[Task to carry out] In the records below, reproduce exactly the lines from the one containing "Write the matplotlib code for this chart." through the one containing "zorder=z, clip_on=False))", both included, and omit the pictures.

>>>

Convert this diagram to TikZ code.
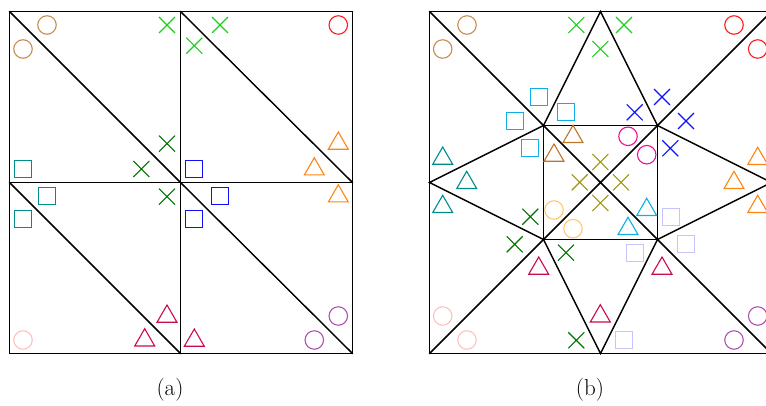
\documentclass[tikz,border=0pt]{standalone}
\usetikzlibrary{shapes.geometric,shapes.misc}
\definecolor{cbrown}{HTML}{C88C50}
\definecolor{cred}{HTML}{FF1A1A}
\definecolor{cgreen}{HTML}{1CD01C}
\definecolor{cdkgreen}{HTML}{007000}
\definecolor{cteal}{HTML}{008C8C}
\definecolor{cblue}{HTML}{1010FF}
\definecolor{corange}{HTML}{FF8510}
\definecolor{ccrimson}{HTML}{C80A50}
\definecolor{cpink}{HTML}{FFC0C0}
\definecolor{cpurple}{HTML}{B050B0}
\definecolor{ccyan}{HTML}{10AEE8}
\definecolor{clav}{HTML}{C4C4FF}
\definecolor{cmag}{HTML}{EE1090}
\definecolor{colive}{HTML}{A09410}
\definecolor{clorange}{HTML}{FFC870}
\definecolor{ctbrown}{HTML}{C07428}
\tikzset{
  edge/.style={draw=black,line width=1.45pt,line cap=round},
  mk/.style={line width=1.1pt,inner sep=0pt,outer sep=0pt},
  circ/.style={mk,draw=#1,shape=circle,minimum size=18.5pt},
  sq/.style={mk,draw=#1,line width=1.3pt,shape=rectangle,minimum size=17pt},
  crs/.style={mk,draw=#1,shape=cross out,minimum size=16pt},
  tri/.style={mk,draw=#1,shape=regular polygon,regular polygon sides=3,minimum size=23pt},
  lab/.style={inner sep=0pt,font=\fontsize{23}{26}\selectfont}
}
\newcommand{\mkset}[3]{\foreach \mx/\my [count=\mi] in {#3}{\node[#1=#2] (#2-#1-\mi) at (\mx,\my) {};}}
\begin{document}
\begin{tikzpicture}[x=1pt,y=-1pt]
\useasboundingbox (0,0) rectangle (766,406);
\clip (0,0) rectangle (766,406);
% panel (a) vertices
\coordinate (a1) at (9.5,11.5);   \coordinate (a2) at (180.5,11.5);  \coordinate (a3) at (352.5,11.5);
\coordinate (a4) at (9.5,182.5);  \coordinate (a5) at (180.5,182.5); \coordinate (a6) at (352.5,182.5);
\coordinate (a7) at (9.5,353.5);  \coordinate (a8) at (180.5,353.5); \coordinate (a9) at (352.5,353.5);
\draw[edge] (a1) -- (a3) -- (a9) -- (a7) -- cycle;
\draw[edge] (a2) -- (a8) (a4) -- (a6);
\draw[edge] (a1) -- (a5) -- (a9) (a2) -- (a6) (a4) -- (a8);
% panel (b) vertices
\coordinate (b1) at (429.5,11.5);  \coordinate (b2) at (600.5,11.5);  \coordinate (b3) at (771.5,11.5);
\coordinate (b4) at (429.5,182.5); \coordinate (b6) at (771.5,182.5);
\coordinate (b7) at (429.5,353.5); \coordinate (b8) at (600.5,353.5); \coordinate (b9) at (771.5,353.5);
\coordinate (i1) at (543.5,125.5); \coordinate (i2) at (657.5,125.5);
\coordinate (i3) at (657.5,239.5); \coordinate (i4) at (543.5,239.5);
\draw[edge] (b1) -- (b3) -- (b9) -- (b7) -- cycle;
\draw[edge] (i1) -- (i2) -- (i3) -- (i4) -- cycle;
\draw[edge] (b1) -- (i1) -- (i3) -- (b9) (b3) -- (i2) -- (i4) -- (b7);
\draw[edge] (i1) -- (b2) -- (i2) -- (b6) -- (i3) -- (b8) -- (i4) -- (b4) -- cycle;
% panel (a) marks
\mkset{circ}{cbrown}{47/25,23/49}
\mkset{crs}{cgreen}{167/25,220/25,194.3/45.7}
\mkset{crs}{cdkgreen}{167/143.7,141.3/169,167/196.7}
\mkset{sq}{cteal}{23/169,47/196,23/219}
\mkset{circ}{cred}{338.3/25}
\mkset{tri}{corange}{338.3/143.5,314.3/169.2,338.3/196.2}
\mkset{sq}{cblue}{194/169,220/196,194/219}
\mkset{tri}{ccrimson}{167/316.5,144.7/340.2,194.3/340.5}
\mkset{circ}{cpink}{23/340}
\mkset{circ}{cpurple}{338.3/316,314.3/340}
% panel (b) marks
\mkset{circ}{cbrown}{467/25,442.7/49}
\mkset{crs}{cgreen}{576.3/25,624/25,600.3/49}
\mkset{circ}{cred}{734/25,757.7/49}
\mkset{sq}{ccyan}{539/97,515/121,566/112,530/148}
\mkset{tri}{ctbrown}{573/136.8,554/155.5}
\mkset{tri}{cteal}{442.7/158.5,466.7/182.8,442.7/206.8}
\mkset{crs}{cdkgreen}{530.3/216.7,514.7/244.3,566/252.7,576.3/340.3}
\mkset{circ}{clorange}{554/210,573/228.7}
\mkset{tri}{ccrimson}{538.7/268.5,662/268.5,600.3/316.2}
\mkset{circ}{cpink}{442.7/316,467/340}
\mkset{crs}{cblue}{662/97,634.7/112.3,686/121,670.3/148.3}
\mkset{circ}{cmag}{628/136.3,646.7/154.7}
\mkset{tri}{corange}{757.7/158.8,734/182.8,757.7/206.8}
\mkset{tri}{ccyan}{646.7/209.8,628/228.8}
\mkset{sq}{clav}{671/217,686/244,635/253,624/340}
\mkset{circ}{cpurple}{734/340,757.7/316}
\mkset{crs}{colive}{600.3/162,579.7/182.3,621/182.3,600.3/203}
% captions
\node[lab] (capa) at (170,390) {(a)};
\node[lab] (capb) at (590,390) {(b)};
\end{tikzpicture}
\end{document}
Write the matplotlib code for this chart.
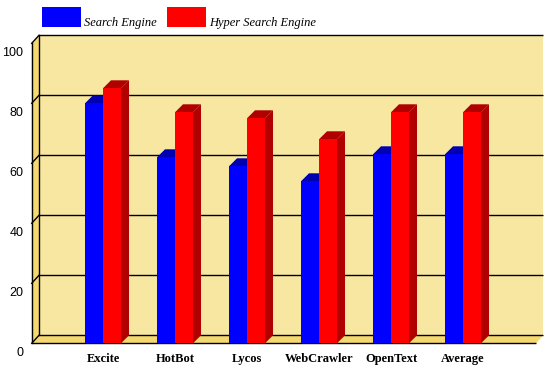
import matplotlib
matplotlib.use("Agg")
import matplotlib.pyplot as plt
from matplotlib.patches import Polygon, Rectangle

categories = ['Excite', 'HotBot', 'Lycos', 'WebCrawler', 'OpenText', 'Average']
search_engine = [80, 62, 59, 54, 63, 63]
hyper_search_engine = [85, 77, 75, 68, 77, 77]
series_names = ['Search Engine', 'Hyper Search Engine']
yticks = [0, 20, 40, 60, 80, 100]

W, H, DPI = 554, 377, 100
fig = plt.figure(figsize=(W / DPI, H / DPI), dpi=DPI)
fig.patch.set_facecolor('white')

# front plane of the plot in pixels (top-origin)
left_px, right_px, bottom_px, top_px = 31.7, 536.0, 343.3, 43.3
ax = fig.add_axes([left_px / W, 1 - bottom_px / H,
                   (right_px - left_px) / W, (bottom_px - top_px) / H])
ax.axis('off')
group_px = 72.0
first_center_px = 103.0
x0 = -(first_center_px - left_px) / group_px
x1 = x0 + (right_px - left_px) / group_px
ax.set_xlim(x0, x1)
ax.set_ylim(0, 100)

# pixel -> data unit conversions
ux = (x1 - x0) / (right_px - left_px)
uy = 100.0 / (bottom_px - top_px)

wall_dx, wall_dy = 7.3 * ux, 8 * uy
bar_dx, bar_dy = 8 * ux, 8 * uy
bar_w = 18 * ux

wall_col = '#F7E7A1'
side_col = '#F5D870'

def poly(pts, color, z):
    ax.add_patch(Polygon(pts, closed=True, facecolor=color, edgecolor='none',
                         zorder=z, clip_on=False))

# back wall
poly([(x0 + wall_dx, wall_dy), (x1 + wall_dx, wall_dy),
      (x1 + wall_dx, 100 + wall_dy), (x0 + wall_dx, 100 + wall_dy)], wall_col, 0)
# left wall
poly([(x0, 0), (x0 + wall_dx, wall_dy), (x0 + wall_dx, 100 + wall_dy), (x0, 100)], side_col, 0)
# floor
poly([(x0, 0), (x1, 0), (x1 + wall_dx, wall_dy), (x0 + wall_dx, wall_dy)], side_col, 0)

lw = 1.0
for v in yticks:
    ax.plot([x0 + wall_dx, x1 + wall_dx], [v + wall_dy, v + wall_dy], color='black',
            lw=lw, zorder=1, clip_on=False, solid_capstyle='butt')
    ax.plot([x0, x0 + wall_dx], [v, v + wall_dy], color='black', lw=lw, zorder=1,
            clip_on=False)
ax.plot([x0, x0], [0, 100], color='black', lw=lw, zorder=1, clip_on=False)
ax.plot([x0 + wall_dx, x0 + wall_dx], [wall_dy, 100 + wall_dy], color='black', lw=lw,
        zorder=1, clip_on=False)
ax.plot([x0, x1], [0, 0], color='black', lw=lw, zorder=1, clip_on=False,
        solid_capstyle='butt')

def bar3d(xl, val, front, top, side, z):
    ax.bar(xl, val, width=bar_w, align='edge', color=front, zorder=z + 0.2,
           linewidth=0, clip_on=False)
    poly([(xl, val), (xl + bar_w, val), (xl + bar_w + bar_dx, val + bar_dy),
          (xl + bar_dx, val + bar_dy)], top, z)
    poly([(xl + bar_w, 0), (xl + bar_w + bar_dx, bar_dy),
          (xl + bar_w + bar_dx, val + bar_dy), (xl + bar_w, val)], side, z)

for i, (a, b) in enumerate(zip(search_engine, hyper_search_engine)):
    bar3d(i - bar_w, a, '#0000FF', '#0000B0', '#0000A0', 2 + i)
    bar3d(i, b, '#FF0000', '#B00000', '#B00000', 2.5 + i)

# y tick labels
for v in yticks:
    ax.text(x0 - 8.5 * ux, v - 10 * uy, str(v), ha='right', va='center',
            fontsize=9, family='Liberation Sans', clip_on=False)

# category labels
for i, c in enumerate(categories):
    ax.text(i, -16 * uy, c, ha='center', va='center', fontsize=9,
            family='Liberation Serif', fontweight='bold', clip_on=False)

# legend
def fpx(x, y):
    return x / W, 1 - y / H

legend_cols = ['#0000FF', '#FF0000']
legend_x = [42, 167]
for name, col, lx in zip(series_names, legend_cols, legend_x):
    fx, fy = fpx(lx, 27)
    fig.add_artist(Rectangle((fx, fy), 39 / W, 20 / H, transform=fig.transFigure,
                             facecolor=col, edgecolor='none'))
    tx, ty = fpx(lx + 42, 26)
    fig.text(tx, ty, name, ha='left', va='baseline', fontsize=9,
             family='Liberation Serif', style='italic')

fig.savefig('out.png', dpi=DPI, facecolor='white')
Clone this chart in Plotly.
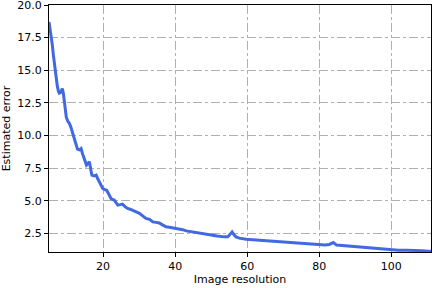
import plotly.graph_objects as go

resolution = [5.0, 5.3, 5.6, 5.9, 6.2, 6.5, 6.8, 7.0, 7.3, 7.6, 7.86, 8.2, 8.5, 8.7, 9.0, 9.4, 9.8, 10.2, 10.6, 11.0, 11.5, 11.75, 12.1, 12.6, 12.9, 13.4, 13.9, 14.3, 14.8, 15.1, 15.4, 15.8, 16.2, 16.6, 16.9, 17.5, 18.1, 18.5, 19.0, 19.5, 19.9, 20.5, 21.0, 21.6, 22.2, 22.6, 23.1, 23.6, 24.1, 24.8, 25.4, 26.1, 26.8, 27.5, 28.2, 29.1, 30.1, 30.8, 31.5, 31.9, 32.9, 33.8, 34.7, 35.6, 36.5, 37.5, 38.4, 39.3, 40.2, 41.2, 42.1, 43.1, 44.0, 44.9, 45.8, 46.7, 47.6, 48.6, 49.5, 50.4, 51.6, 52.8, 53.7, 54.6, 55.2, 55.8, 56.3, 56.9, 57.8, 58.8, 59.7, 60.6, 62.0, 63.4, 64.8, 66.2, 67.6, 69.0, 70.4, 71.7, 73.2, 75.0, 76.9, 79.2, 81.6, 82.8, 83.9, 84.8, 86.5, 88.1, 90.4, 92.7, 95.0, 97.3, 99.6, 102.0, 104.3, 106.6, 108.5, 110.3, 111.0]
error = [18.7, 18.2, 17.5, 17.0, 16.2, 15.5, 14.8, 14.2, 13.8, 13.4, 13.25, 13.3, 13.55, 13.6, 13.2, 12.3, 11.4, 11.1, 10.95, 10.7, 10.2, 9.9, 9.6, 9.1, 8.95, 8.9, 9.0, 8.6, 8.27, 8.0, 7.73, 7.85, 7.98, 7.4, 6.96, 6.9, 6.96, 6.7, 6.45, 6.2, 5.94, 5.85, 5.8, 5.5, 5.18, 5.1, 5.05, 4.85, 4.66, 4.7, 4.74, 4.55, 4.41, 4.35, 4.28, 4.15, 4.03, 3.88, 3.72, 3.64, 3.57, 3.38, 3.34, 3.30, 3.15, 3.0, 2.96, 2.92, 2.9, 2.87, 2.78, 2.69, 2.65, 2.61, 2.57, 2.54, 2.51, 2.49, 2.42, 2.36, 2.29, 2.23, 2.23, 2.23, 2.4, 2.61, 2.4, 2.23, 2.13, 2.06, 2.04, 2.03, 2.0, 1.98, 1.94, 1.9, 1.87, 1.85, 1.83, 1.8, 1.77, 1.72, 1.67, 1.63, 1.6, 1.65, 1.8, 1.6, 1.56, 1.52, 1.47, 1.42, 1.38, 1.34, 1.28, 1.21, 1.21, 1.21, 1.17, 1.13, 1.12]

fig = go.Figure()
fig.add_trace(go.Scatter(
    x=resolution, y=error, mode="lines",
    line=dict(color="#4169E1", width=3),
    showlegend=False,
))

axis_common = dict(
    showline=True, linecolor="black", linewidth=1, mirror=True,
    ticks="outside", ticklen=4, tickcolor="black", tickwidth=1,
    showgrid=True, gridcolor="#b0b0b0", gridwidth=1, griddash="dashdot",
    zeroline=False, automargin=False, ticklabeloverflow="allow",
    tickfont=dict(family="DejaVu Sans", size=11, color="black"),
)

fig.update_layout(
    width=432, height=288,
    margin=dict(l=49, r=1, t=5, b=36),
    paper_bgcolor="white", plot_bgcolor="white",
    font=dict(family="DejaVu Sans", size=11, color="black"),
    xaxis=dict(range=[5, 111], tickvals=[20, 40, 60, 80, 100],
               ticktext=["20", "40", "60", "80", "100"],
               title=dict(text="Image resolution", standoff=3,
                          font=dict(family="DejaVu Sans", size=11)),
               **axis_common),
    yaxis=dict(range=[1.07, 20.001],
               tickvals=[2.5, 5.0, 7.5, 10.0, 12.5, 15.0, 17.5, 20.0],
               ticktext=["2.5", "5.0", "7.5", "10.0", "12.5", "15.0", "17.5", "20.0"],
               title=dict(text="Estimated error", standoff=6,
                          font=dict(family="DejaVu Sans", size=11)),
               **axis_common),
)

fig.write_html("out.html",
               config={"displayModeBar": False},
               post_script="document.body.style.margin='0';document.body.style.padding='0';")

<<<

[Solution for this exercise]
Write the matplotlib code for this chart.
import matplotlib
matplotlib.use("Agg")
import matplotlib.pyplot as plt
from matplotlib.patches import Polygon, Rectangle

categories = ['Excite', 'HotBot', 'Lycos', 'WebCrawler', 'OpenText', 'Average']
search_engine = [80, 62, 59, 54, 63, 63]
hyper_search_engine = [85, 77, 75, 68, 77, 77]
series_names = ['Search Engine', 'Hyper Search Engine']
yticks = [0, 20, 40, 60, 80, 100]

W, H, DPI = 554, 377, 100
fig = plt.figure(figsize=(W / DPI, H / DPI), dpi=DPI)
fig.patch.set_facecolor('white')

# front plane of the plot in pixels (top-origin)
left_px, right_px, bottom_px, top_px = 31.7, 536.0, 343.3, 43.3
ax = fig.add_axes([left_px / W, 1 - bottom_px / H,
                   (right_px - left_px) / W, (bottom_px - top_px) / H])
ax.axis('off')
group_px = 72.0
first_center_px = 103.0
x0 = -(first_center_px - left_px) / group_px
x1 = x0 + (right_px - left_px) / group_px
ax.set_xlim(x0, x1)
ax.set_ylim(0, 100)

# pixel -> data unit conversions
ux = (x1 - x0) / (right_px - left_px)
uy = 100.0 / (bottom_px - top_px)

wall_dx, wall_dy = 7.3 * ux, 8 * uy
bar_dx, bar_dy = 8 * ux, 8 * uy
bar_w = 18 * ux

wall_col = '#F7E7A1'
side_col = '#F5D870'

def poly(pts, color, z):
    ax.add_patch(Polygon(pts, closed=True, facecolor=color, edgecolor='none',
                         zorder=z, clip_on=False))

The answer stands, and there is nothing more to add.